_Written request_
Look through the listing below for the line containing "Convert this chart to Bokeh code.". Copy it and each line after it up to and including the line containing "from bokeh.resources import INLINE", exactly, leaving out pictures.

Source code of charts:
★ ★ ★ ★ ★ ★ ★

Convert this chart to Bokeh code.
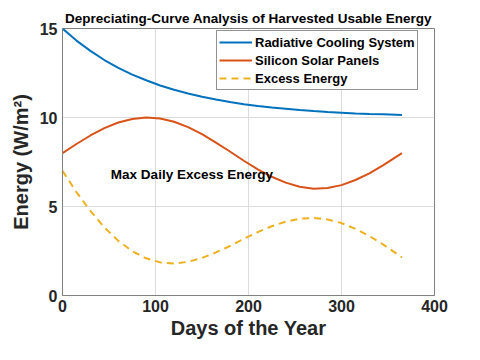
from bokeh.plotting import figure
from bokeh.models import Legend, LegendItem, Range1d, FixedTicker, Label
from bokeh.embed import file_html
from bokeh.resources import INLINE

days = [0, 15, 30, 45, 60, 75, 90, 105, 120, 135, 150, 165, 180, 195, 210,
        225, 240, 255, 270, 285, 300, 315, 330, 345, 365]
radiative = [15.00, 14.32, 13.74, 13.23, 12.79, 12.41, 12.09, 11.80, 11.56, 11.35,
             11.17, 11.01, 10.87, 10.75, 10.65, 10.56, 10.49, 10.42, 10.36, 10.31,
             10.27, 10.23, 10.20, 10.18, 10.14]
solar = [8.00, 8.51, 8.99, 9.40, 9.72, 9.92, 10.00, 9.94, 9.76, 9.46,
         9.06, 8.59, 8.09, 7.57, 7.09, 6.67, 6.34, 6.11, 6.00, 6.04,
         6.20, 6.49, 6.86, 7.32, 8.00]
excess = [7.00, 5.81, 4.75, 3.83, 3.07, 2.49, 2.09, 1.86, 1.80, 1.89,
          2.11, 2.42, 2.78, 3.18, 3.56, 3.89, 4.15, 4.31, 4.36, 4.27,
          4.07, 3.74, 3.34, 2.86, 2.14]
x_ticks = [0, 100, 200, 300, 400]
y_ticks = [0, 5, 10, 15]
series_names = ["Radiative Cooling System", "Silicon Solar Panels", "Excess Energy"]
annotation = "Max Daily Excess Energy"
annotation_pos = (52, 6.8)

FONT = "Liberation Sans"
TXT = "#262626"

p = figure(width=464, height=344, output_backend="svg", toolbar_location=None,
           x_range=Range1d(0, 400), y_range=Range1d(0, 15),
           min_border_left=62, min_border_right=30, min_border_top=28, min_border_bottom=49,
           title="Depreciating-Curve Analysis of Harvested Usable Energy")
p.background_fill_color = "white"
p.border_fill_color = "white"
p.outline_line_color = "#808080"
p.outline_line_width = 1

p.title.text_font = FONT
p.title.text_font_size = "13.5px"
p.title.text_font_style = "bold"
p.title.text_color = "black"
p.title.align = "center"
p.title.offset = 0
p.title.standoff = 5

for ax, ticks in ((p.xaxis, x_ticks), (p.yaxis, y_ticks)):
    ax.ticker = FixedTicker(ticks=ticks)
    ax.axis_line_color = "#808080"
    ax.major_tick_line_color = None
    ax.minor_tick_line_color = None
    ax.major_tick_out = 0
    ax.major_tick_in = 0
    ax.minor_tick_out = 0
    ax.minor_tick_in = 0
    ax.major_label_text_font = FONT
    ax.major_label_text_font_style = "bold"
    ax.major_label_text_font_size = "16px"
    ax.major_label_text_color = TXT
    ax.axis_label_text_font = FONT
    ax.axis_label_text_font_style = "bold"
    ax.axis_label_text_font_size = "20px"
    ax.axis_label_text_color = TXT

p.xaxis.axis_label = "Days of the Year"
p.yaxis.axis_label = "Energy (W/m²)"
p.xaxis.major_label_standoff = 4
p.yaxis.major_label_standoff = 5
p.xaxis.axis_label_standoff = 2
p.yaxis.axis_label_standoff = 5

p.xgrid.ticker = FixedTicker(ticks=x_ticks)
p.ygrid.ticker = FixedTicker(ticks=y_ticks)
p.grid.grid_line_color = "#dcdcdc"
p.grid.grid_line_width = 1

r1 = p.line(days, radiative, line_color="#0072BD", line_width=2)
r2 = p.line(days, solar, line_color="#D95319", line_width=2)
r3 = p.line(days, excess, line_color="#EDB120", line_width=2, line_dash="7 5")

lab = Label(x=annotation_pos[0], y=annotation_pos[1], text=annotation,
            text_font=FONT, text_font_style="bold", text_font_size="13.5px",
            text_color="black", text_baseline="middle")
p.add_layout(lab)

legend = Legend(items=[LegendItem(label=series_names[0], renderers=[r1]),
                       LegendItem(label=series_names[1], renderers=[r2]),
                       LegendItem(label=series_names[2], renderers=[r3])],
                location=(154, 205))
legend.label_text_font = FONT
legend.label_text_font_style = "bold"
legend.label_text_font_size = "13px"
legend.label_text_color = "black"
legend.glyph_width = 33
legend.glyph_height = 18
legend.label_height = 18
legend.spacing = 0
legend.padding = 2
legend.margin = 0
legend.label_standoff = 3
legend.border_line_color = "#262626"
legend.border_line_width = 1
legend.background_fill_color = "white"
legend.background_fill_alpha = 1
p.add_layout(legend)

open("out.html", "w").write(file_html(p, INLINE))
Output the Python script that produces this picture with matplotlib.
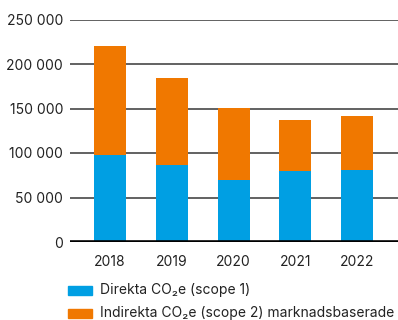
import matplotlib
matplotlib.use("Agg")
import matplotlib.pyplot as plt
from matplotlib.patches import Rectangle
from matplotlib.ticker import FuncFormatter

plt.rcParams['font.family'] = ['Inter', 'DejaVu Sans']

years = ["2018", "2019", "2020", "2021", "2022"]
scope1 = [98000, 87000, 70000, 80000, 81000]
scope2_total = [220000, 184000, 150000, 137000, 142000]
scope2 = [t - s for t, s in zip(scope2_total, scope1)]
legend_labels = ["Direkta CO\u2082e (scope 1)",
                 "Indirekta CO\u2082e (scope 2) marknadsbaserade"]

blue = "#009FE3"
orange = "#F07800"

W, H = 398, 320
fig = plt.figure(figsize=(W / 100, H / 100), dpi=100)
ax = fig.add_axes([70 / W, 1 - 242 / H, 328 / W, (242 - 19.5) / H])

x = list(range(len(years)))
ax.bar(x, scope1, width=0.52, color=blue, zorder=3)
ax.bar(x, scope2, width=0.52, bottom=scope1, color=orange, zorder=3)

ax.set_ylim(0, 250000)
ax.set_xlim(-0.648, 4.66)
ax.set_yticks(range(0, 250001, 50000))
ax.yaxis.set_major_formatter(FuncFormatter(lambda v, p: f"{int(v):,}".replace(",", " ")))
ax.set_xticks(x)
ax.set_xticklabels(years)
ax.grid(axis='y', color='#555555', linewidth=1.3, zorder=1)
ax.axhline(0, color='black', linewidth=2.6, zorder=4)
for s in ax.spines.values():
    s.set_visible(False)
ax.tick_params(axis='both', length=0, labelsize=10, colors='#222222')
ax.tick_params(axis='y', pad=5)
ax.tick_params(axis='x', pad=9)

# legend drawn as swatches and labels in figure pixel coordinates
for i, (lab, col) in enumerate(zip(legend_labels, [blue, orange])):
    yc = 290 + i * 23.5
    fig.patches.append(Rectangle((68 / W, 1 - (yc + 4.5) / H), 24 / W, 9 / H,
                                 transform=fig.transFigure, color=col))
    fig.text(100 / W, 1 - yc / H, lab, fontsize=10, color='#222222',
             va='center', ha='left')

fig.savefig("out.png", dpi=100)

★ ★ ★ ★ ★ ★ ★

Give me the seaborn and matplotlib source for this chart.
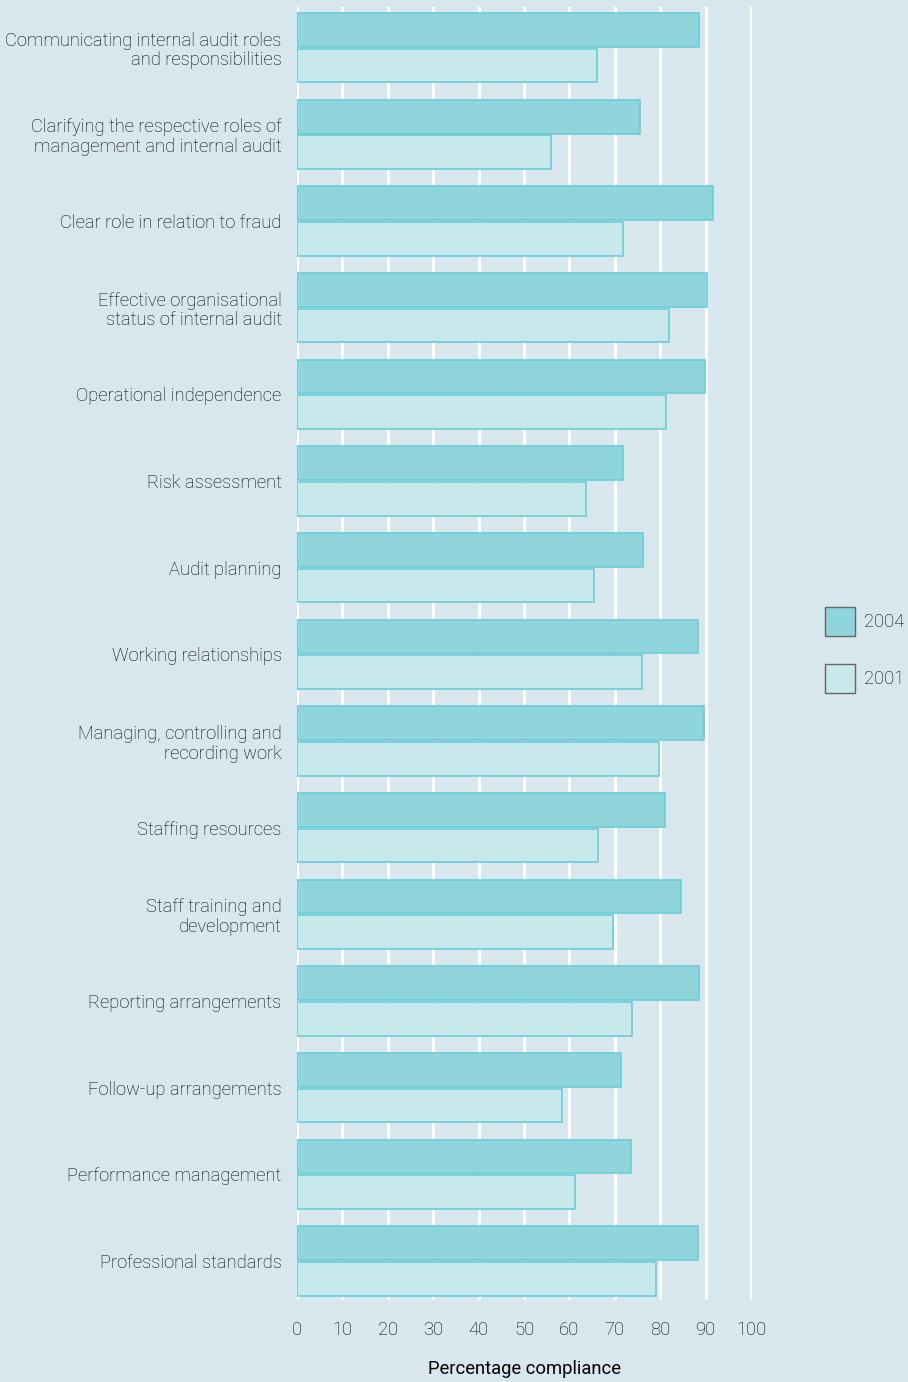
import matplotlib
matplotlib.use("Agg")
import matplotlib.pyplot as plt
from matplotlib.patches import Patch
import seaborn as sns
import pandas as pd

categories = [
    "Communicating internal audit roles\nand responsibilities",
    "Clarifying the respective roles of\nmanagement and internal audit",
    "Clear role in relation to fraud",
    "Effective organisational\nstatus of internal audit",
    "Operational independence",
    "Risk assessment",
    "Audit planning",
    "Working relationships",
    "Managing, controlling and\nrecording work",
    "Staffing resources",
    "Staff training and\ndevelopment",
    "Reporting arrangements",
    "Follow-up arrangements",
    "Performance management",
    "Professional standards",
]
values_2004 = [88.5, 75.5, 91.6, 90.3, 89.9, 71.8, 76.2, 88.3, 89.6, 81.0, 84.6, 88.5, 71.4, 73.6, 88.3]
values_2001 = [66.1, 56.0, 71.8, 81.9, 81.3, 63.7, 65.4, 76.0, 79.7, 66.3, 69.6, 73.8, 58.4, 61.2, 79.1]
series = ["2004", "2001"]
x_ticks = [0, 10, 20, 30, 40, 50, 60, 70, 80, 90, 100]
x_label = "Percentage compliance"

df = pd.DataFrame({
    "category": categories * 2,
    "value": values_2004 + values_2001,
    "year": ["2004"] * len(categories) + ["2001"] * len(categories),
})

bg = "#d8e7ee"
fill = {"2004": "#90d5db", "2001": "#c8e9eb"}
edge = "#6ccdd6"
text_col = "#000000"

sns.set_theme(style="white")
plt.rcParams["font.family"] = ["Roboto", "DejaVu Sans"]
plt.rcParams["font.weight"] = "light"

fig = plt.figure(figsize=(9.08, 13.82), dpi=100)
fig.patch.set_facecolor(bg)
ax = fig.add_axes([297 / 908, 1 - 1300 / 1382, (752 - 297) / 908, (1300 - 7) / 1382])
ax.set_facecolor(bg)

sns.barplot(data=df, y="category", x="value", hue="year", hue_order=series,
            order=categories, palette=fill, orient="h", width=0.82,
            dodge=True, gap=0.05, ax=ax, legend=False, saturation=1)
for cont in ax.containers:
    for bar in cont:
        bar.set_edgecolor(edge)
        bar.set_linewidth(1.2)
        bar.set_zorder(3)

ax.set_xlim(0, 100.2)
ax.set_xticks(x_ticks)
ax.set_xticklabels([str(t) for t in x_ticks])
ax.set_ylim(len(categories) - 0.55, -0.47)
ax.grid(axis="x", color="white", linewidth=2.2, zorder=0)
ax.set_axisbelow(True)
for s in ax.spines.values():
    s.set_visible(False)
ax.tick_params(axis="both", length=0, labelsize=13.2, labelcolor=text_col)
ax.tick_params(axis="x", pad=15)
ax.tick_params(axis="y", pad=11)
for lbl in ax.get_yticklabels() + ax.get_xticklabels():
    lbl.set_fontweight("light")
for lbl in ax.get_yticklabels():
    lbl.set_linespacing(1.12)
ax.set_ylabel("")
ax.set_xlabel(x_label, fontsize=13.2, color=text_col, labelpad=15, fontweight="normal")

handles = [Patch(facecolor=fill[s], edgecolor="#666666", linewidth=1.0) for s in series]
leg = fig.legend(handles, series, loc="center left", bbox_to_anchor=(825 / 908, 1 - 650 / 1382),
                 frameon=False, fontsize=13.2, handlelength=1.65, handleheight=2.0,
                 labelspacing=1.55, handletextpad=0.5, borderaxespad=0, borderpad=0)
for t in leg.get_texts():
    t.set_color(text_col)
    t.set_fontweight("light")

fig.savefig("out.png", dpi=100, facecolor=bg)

★ ★ ★ ★ ★ ★ ★

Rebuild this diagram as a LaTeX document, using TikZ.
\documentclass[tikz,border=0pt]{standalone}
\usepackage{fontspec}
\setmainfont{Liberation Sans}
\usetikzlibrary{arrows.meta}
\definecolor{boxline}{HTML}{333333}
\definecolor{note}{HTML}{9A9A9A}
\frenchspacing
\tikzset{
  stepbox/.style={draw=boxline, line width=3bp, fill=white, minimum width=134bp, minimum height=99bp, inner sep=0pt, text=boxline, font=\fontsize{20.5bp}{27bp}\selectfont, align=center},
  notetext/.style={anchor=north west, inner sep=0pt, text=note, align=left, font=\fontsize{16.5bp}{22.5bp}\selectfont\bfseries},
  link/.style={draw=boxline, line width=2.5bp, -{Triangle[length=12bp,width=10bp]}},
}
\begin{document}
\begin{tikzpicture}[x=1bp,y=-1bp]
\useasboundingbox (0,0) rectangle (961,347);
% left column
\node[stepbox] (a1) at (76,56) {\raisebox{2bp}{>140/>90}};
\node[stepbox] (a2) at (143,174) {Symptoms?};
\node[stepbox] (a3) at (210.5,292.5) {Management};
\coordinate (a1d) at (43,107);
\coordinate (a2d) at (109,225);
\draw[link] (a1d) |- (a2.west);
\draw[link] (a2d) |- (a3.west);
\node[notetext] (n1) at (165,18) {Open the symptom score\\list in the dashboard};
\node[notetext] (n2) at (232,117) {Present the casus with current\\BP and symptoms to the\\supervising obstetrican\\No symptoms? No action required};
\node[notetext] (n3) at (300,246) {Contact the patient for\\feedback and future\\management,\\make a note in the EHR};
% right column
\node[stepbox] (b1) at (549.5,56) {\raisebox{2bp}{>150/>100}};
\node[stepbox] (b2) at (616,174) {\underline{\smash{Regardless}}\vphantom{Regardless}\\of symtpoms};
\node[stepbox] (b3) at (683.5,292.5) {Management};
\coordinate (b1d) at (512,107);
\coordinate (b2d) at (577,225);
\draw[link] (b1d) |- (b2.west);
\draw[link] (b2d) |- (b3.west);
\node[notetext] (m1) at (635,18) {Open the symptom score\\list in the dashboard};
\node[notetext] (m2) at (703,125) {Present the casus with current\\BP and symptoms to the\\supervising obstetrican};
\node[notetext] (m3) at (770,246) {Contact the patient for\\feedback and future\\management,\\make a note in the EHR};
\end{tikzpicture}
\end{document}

★ ★ ★ ★ ★ ★ ★

_Result_
Convert this chart to Bokeh code.
from bokeh.plotting import figure
from bokeh.models import Legend, LegendItem, Range1d, FixedTicker, Label
from bokeh.embed import file_html
from bokeh.resources import INLINE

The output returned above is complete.